• **PROBLEM TO SOLVE**
Only the pictures are omitted; repeat all other data exactly.

• **DATA PROVIDED**
>> Begin

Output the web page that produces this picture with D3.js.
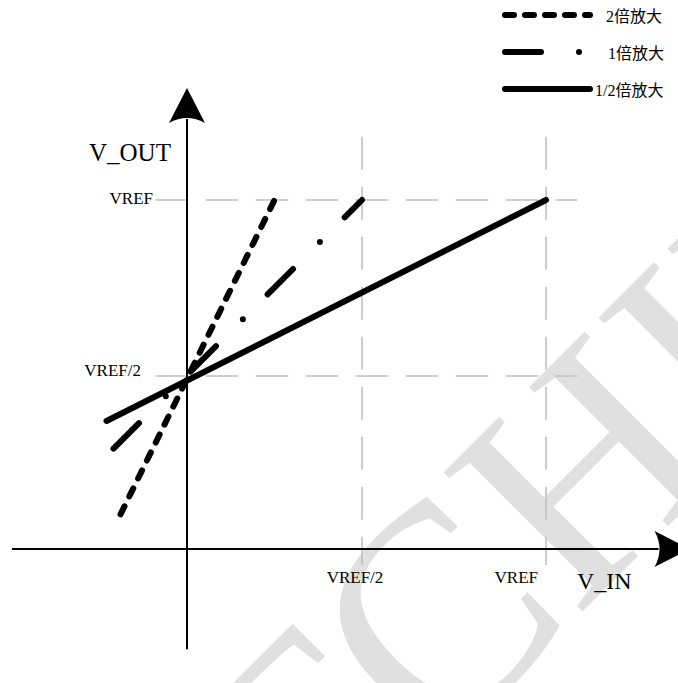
<!DOCTYPE html>
<html>
<head>
<meta charset="utf-8">
<script src="https://cdn.jsdelivr.net/npm/d3@7"></script>
<style>
    html, body { margin: 0; padding: 0; background: #ffffff; }
    svg { display: block; }
    text { font-family: "Liberation Serif", "Times New Roman", "Noto Sans CJK SC", serif; fill: #000; }
</style>
</head>
<body>
<svg id="chart"></svg>
<script>
// data, values in units of VREF
const seriesNames = ["2倍放大", "1倍放大", "1/2倍放大"];
const gain2X = [-0.19, 0.25];   // 2x line, start / end input
const gain2Y = [0.10, 1.0];
const gain1X = [-0.21, 0.5];    // 1x line
const gain1Y = [0.29, 1.0];
const gainHalfX = [-0.23, 1.0]; // 1/2x line
const gainHalfY = [0.37, 1.0];

// tick labels
const xTickValues = [0.5, 1];
const xTickLabels = ["VREF/2", "VREF"];
const yTickValues = [1, 0.5];
const yTickLabels = ["VREF", "VREF/2"];

// canvas
const canvWidth = 678;
const canvHeight = 683;

const svg = d3.select("#chart")
    .attr("width", canvWidth)
    .attr("height", canvHeight);

// scales, the sketch is not quite evenly spaced so use 3 stops
const x = d3.scaleLinear().domain([0, 0.5, 1]).range([187, 362, 546]);
const y = d3.scaleLinear().domain([0, 0.5, 1]).range([549, 376, 200]);

// watermark behind everything
const wmSize = 300;
const wmOrigin = [435, 759];
svg.append("text")
    .attr("transform", "translate(" + wmOrigin[0] + "," + wmOrigin[1] + ") rotate(-45)")
    .attr("font-size", wmSize)
    .style("fill", "#e0e0e0")
    .text("CHIP");
svg.append("text")
    .attr("transform", "translate(" + wmOrigin[0] + "," + wmOrigin[1] + ") rotate(-45)")
    .attr("font-size", wmSize)
    .attr("text-anchor", "end")
    .style("fill", "#e0e0e0")
    .text("T");

// dashed grey guide lines
const gridColor = "#c0c0c0";
yTickValues.forEach(function (v) {
    svg.append("line")
        .attr("x1", x(-0.09)).attr("x2", x(1.085))
        .attr("y1", y(v)).attr("y2", y(v))
        .attr("stroke", gridColor)
        .attr("stroke-width", 1.6)
        .attr("stroke-dasharray", "33,17");
});
xTickValues.forEach(function (v) {
    svg.append("line")
        .attr("x1", x(v)).attr("x2", x(v))
        .attr("y1", y(1.18)).attr("y2", y(-0.046))
        .attr("stroke", gridColor)
        .attr("stroke-width", 1.6)
        .attr("stroke-dasharray", "33,17");
});

// axes with arrow heads
const xTip = x(1.39);
const yTip = y(1.318);
const arrowLen = 35;
const arrowHalf = 18;

svg.append("line")
    .attr("x1", x(-0.5)).attr("x2", xTip - arrowLen + 4)
    .attr("y1", y(0)).attr("y2", y(0))
    .attr("stroke", "#000")
    .attr("stroke-width", 2);
svg.append("line")
    .attr("x1", x(0)).attr("x2", x(0))
    .attr("y1", y(-0.29)).attr("y2", yTip + arrowLen - 4)
    .attr("stroke", "#000")
    .attr("stroke-width", 2);

// x arrow
svg.append("path")
    .attr("d", "M" + xTip + "," + y(0)
        + " L" + (xTip - arrowLen) + "," + (y(0) - arrowHalf)
        + " Q" + (xTip - arrowLen + 10) + "," + y(0) + " " + (xTip - arrowLen) + "," + (y(0) + arrowHalf)
        + " Z")
    .attr("fill", "#000");
// y arrow
svg.append("path")
    .attr("d", "M" + x(0) + "," + yTip
        + " L" + (x(0) - arrowHalf) + "," + (yTip + arrowLen)
        + " Q" + x(0) + "," + (yTip + arrowLen - 10) + " " + (x(0) + arrowHalf) + "," + (yTip + arrowLen)
        + " Z")
    .attr("fill", "#000");

// tick labels on x axis
svg.selectAll(".xlabel")
    .data(xTickValues)
    .enter().append("text")
    .attr("class", "xlabel")
    .attr("x", function (d, i) { return i === 0 ? x(d) - 7 : x(d) - 8; })
    .attr("y", y(0) + 34)
    .attr("text-anchor", function (d, i) { return i === 0 ? "middle" : "end"; })
    .attr("font-size", 17)
    .text(function (d, i) { return xTickLabels[i]; });

// tick labels on y axis
svg.selectAll(".ylabel")
    .data(yTickValues)
    .enter().append("text")
    .attr("class", "ylabel")
    .attr("x", function (d, i) { return i === 0 ? x(0) - 34 : x(0) - 46; })
    .attr("y", function (d, i) { return i === 0 ? y(d) + 4 : y(d); })
    .attr("text-anchor", "end")
    .attr("font-size", 17)
    .text(function (d, i) { return yTickLabels[i]; });

// axis titles
svg.append("text")
    .attr("x", 89).attr("y", 161)
    .attr("font-size", 25)
    .text("V_OUT");
svg.append("text")
    .attr("x", 577).attr("y", 589)
    .attr("font-size", 24)
    .text("V_IN");

// transfer lines
const series = [
    { name: seriesNames[0], xs: gain2X, ys: gain2Y, dash: "9,11" },
    { name: seriesNames[1], xs: gain1X, ys: gain1Y, dash: "36,38,0,35" },
    { name: seriesNames[2], xs: gainHalfX, ys: gainHalfY, dash: null }
];

const line = d3.line()
    .x(function (d) { return x(d[0]); })
    .y(function (d) { return y(d[1]); });

svg.selectAll(".gain")
    .data(series)
    .enter().append("path")
    .attr("class", "gain")
    .attr("d", function (d) { return line(d3.zip(d.xs, d.ys)); })
    .attr("fill", "none")
    .attr("stroke", "#000")
    .attr("stroke-width", 6)
    .attr("stroke-linecap", "round")
    .attr("stroke-dasharray", function (d) { return d.dash; });

// legend in the top right corner
const legendX1 = 505;
const legendX2 = 590;
const legendRows = [15, 52, 89];
const legendTextX = [606, 608, 595];

const legend = svg.selectAll(".legend")
    .data(series)
    .enter().append("g")
    .attr("class", "legend");

legend.append("line")
    .attr("x1", legendX1).attr("x2", legendX2)
    .attr("y1", function (d, i) { return legendRows[i]; })
    .attr("y2", function (d, i) { return legendRows[i]; })
    .attr("stroke", "#000")
    .attr("stroke-width", 6)
    .attr("stroke-linecap", "round")
    .attr("stroke-dasharray", function (d) { return d.dash; });

legend.append("text")
    .attr("x", function (d, i) { return legendTextX[i]; })
    .attr("y", function (d, i) { return legendRows[i] + 7; })
    .attr("font-size", 16)
    .text(function (d) { return d.name; });
</script>
</body>
</html>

>> End

• **RESPONSE TO THE EXERCISE**
Output the web page that produces this picture with D3.js.
<!DOCTYPE html>
<html>
<head>
<meta charset="utf-8">
<script src="https://cdn.jsdelivr.net/npm/d3@7"></script>
<style>
    html, body { margin: 0; padding: 0; background: #ffffff; }
    svg { display: block; }
    text { font-family: "Liberation Serif", "Times New Roman", "Noto Sans CJK SC", serif; fill: #000; }
</style>
</head>
<body>
<svg id="chart"></svg>
<script>
// data, values in units of VREF
const seriesNames = ["2倍放大", "1倍放大", "1/2倍放大"];
const gain2X = [-0.19, 0.25];   // 2x line, start / end input
const gain2Y = [0.10, 1.0];
const gain1X = [-0.21, 0.5];    // 1x line
const gain1Y = [0.29, 1.0];
const gainHalfX = [-0.23, 1.0]; // 1/2x line
const gainHalfY = [0.37, 1.0];

// tick labels
const xTickValues = [0.5, 1];
const xTickLabels = ["VREF/2", "VREF"];
const yTickValues = [1, 0.5];
const yTickLabels = ["VREF", "VREF/2"];

// canvas
const canvWidth = 678;
const canvHeight = 683;

const svg = d3.select("#chart")
    .attr("width", canvWidth)
    .attr("height", canvHeight);

// scales, the sketch is not quite evenly spaced so use 3 stops
const x = d3.scaleLinear().domain([0, 0.5, 1]).range([187, 362, 546]);
const y = d3.scaleLinear().domain([0, 0.5, 1]).range([549, 376, 200]);

// watermark behind everything
const wmSize = 300;
const wmOrigin = [435, 759];
svg.append("text")
    .attr("transform", "translate(" + wmOrigin[0] + "," + wmOrigin[1] + ") rotate(-45)")
    .attr("font-size", wmSize)
    .style("fill", "#e0e0e0")
    .text("CHIP");
svg.append("text")
    .attr("transform", "translate(" + wmOrigin[0] + "," + wmOrigin[1] + ") rotate(-45)")
    .attr("font-size", wmSize)
    .attr("text-anchor", "end")
    .style("fill", "#e0e0e0")
    .text("T");

// dashed grey guide lines
const gridColor = "#c0c0c0";
yTickValues.forEach(function (v) {
    svg.append("line")
        .attr("x1", x(-0.09)).attr("x2", x(1.085))
        .attr("y1", y(v)).attr("y2", y(v))
        .attr("stroke", gridColor)
        .attr("stroke-width", 1.6)
        .attr("stroke-dasharray", "33,17");
});
xTickValues.forEach(function (v) {
    svg.append("line")
        .attr("x1", x(v)).attr("x2", x(v))
        .attr("y1", y(1.18)).attr("y2", y(-0.046))
        .attr("stroke", gridColor)
        .attr("stroke-width", 1.6)
        .attr("stroke-dasharray", "33,17");
});

// axes with arrow heads
const xTip = x(1.39);
const yTip = y(1.318);
const arrowLen = 35;
const arrowHalf = 18;

svg.append("line")
    .attr("x1", x(-0.5)).attr("x2", xTip - arrowLen + 4)
    .attr("y1", y(0)).attr("y2", y(0))
    .attr("stroke", "#000")
    .attr("stroke-width", 2);
svg.append("line")
    .attr("x1", x(0)).attr("x2", x(0))
    .attr("y1", y(-0.29)).attr("y2", yTip + arrowLen - 4)
    .attr("stroke", "#000")
    .attr("stroke-width", 2);

// x arrow
svg.append("path")
    .attr("d", "M" + xTip + "," + y(0)
        + " L" + (xTip - arrowLen) + "," + (y(0) - arrowHalf)
        + " Q" + (xTip - arrowLen + 10) + "," + y(0) + " " + (xTip - arrowLen) + "," + (y(0) + arrowHalf)
        + " Z")
    .attr("fill", "#000");
// y arrow
svg.append("path")
    .attr("d", "M" + x(0) + "," + yTip
        + " L" + (x(0) - arrowHalf) + "," + (yTip + arrowLen)
        + " Q" + x(0) + "," + (yTip + arrowLen - 10) + " " + (x(0) + arrowHalf) + "," + (yTip + arrowLen)
        + " Z")
    .attr("fill", "#000");

// tick labels on x axis
svg.selectAll(".xlabel")
    .data(xTickValues)
    .enter().append("text")
    .attr("class", "xlabel")
    .attr("x", function (d, i) { return i === 0 ? x(d) - 7 : x(d) - 8; })
    .attr("y", y(0) + 34)
    .attr("text-anchor", function (d, i) { return i === 0 ? "middle" : "end"; })
    .attr("font-size", 17)
    .text(function (d, i) { return xTickLabels[i]; });

// tick labels on y axis
svg.selectAll(".ylabel")
    .data(yTickValues)
    .enter().append("text")
    .attr("class", "ylabel")
    .attr("x", function (d, i) { return i === 0 ? x(0) - 34 : x(0) - 46; })
    .attr("y", function (d, i) { return i === 0 ? y(d) + 4 : y(d); })
    .attr("text-anchor", "end")
    .attr("font-size", 17)
    .text(function (d, i) { return yTickLabels[i]; });

// axis titles
svg.append("text")
    .attr("x", 89).attr("y", 161)
    .attr("font-size", 25)
    .text("V_OUT");
svg.append("text")
    .attr("x", 577).attr("y", 589)
    .attr("font-size", 24)
    .text("V_IN");

// transfer lines
const series = [
    { name: seriesNames[0], xs: gain2X, ys: gain2Y, dash: "9,11" },
    { name: seriesNames[1], xs: gain1X, ys: gain1Y, dash: "36,38,0,35" },
    { name: seriesNames[2], xs: gainHalfX, ys: gainHalfY, dash: null }
];

const line = d3.line()
    .x(function (d) { return x(d[0]); })
    .y(function (d) { return y(d[1]); });

svg.selectAll(".gain")
    .data(series)
    .enter().append("path")
    .attr("class", "gain")
    .attr("d", function (d) { return line(d3.zip(d.xs, d.ys)); })
    .attr("fill", "none")
    .attr("stroke", "#000")
    .attr("stroke-width", 6)
    .attr("stroke-linecap", "round")
    .attr("stroke-dasharray", function (d) { return d.dash; });

// legend in the top right corner
const legendX1 = 505;
const legendX2 = 590;
const legendRows = [15, 52, 89];
const legendTextX = [606, 608, 595];

const legend = svg.selectAll(".legend")
    .data(series)
    .enter().append("g")
    .attr("class", "legend");

legend.append("line")
    .attr("x1", legendX1).attr("x2", legendX2)
    .attr("y1", function (d, i) { return legendRows[i]; })
    .attr("y2", function (d, i) { return legendRows[i]; })
    .attr("stroke", "#000")
    .attr("stroke-width", 6)
    .attr("stroke-linecap", "round")
    .attr("stroke-dasharray", function (d) { return d.dash; });

legend.append("text")
    .attr("x", function (d, i) { return legendTextX[i]; })
    .attr("y", function (d, i) { return legendRows[i] + 7; })
    .attr("font-size", 16)
    .text(function (d) { return d.name; });
</script>
</body>
</html>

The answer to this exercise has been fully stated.